AIDS is viewed as a tragedy, a disaster, a blind curse that could afflict anyone at any time. Its victims are viewed as noble, suffering people who deserve nothing more than our sympathy and support and especially our money.
The mortgage crisis, apparently, resulted from evil, unscrupulous mortgage brokers who chased down innocent victims, coerced them into signing loan agreements that they wouldn’t let them read the full terms and conditions, then rubbed their hands and waited for the inevitable to happen. Then they cackled and rubbed their hands in glee as they set about foreclosing.
What is the unifying element of all these matters?
The overwhelming rush to deny people the logical consequences of their actions.
In the case of pregnancy and AIDS, it’s a simple matter: in the vast majority of cases, the person who experiences the unwanted condition acquires it through carelessness in pursuit of physical pleasure. There is almost no end of information on how to avoid AIDS and pregnancy, as well as countless places ready and willing to provide condoms and other implements of risk-reduction for no charge and with no questions asked. I would even go so far as to say that, apart from victims of rape or minors below a certain age, there is absolutely no reason for any woman to get pregnant without wishing to do so. In the vast majority of cases, AIDS and pregnancy are not OPPORTUNITIES for exercising a choice, but a CONSEQUENCE of doing so.
In the case of mortgages, I have absolutely no sympathy for those mortgage brokers who lied and committed fraud and otherwise deceived people into taking mortgages they knew the people could not afford. But I would be willing to bet that that does not apply in the vast majority of those cases. Rather, I strongly suspect that the brokers disclosed everything they were required to by law, but the buyers simply didn’t listen or didn’t seek out advice from impartial experts or (like a worked-up teenager in the back seat of a car) simply hoped for the best and counted on some great windfall before they fell too far behind on their payments on a home that is far more than they can afford.

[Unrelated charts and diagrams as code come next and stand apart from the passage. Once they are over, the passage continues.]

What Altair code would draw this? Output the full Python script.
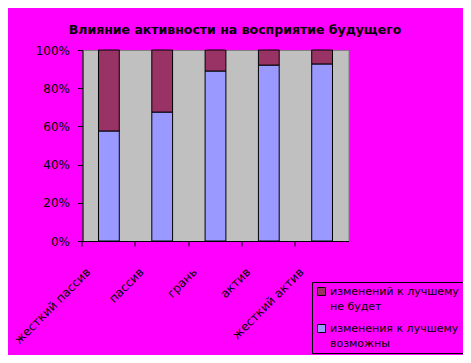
import altair as alt
import pandas as pd

categories = ["жесткий пассив", "пассив", "грань", "актив", "жесткий актив"]
possible = [57.6, 67.5, 89.0, 92.1, 92.7]
not_better = [42.4, 32.5, 11.0, 7.9, 7.3]
series = ["изменений к лучшему\nне будет", "изменения к лучшему\nвозможны"]
colors = ["#993366", "#9999FF"]

rows = []
for c, p, n in zip(categories, possible, not_better):
    rows.append({"cat": c, "series": series[1], "value": p, "ord": 0})
    rows.append({"cat": c, "series": series[0], "value": n, "ord": 1})
df = pd.DataFrame(rows)

FONT = "DejaVu Sans"

chart = alt.Chart(df).mark_bar(stroke="black", strokeWidth=1).encode(
    x=alt.X("cat:N", sort=categories, title=None,
            scale=alt.Scale(paddingInner=0.61, paddingOuter=0.3),
            axis=alt.Axis(bandPosition=-0.785, labelAngle=-45, labelAlign="right",
                          labelBaseline="top", labelOffset=-24, labelPadding=20,
                          tickSize=5, tickColor="black", domainColor="black",
                          labelFont=FONT, labelFontSize=12, labelColor="black")),
    y=alt.Y("value:Q", stack=True, title=None,
            scale=alt.Scale(domain=[0, 100], nice=False),
            axis=alt.Axis(values=[0, 20, 40, 60, 80, 100], labelExpr="datum.value + '%'",
                          grid=False, tickSize=5, tickColor="black", domainColor="black",
                          labelPadding=8, labelFont=FONT, labelFontSize=12,
                          labelColor="black")),
    color=alt.Color("series:N", scale=alt.Scale(domain=series, range=colors), title=None,
                    legend=alt.Legend(orient="none", legendX=229.5, legendY=232,
                                      labelExpr="split(datum.label, '\\n')",
                                      symbolType="square", symbolSize=64,
                                      symbolStrokeColor="black", symbolStrokeWidth=1,
                                      symbolOpacity=1,
                                      labelFont=FONT, labelFontSize=11, labelColor="black",
                                      labelLimit=300,
                                      strokeColor="black", fillColor="#FF00FF",
                                      padding=4, rowPadding=10, labelOffset=3)),
    order=alt.Order("ord:Q"),
).properties(
    width=266, height=191,
    title=alt.TitleParams("Влияние активности на восприятие будущего",
                          font=FONT, fontSize=12.5, fontWeight="bold", color="black",
                          anchor="middle", frame="group", dx=19.5, offset=8),
    padding={"left": 74.5, "top": 42, "right": 114.5, "bottom": 114},
    autosize=alt.AutoSizeParams(type="none"),
    background="#FF00FF",
).configure(
    style={"guide-label": {"lineHeight": 15.5}}
).configure_view(fill="#C0C0C0", stroke="#808080", strokeWidth=1)

chart.save("out.html", embed_options={"renderer": "svg", "actions": False})
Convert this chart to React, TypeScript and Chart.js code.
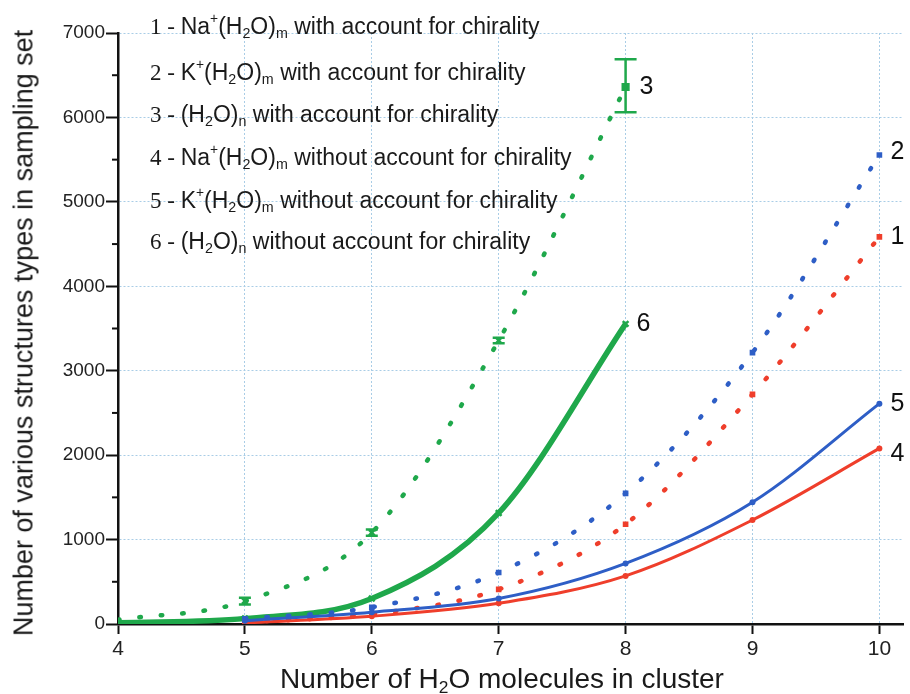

I know it’s odd to conflate military service with these personal tragedies, but it really does fit here. In this case, the liberals (and yeah, it’s a broad brush, but I think it’s justified — while not all liberals are waging war against military recruiters, nearly all of those waging that war are liberals) are trying to “protect” the would-be recruits from the consequences of making the “wrong” choice. Like the pregnant teen, the HIV-positive adult, and the soon-to-be-former homeowner, the young person has made a very serious choice about how they wish to live their life.
But that doesn’t matter. They don’t have a right to make a wrong choice, and obviously military service is wrong for anyone. (Lord knows it would have been wrong for me. Health issues aside, I simply have way, way too many health issues. I’d have been laughed out of any recruiting office, and the Marines would have laughed at me, then called in more Marines to laugh at me and my name would become the new Marine Corps Boot Camp insult for underperforming recruits.) So they must be “helped” to come to their senses, to realize what a horrible thing military service would be,
So don’t sign up for the military. It’s a horrid thing. Instead, go ahead and go wild with sex and drugs. We’ll make sure you can have access to abortions and drug treatments when things don’t work out too well. And if you get AIDS, we’re pumping billions into finding a treatment and a cure — or we’ll at least talk about how wonderful you are, until it’s time to talk about how wonderful you were.
Should you survive all that, go out and get the best house you think you deserve. If you can’t swing the payments, we’ll then get the government to save you there, too.
After all, that’s the main role of government, isn’t it? To protect the people from the logical consequences of their own bad choices? I think that’s in Amendment 4.5 in the New, Expanded Bill Of Rights, With Magical Penumbras: “The right of the government to protect the people from making bad decisions shall not be questioned, and no one will be allowed to fail if at all humanly possible, because no one ever learns from their mistakes.”
There’s a term for a government that exercises that level of control over its citizens. Look it up in the dictionary — you’ll find it between Typhoid and Ulcerous.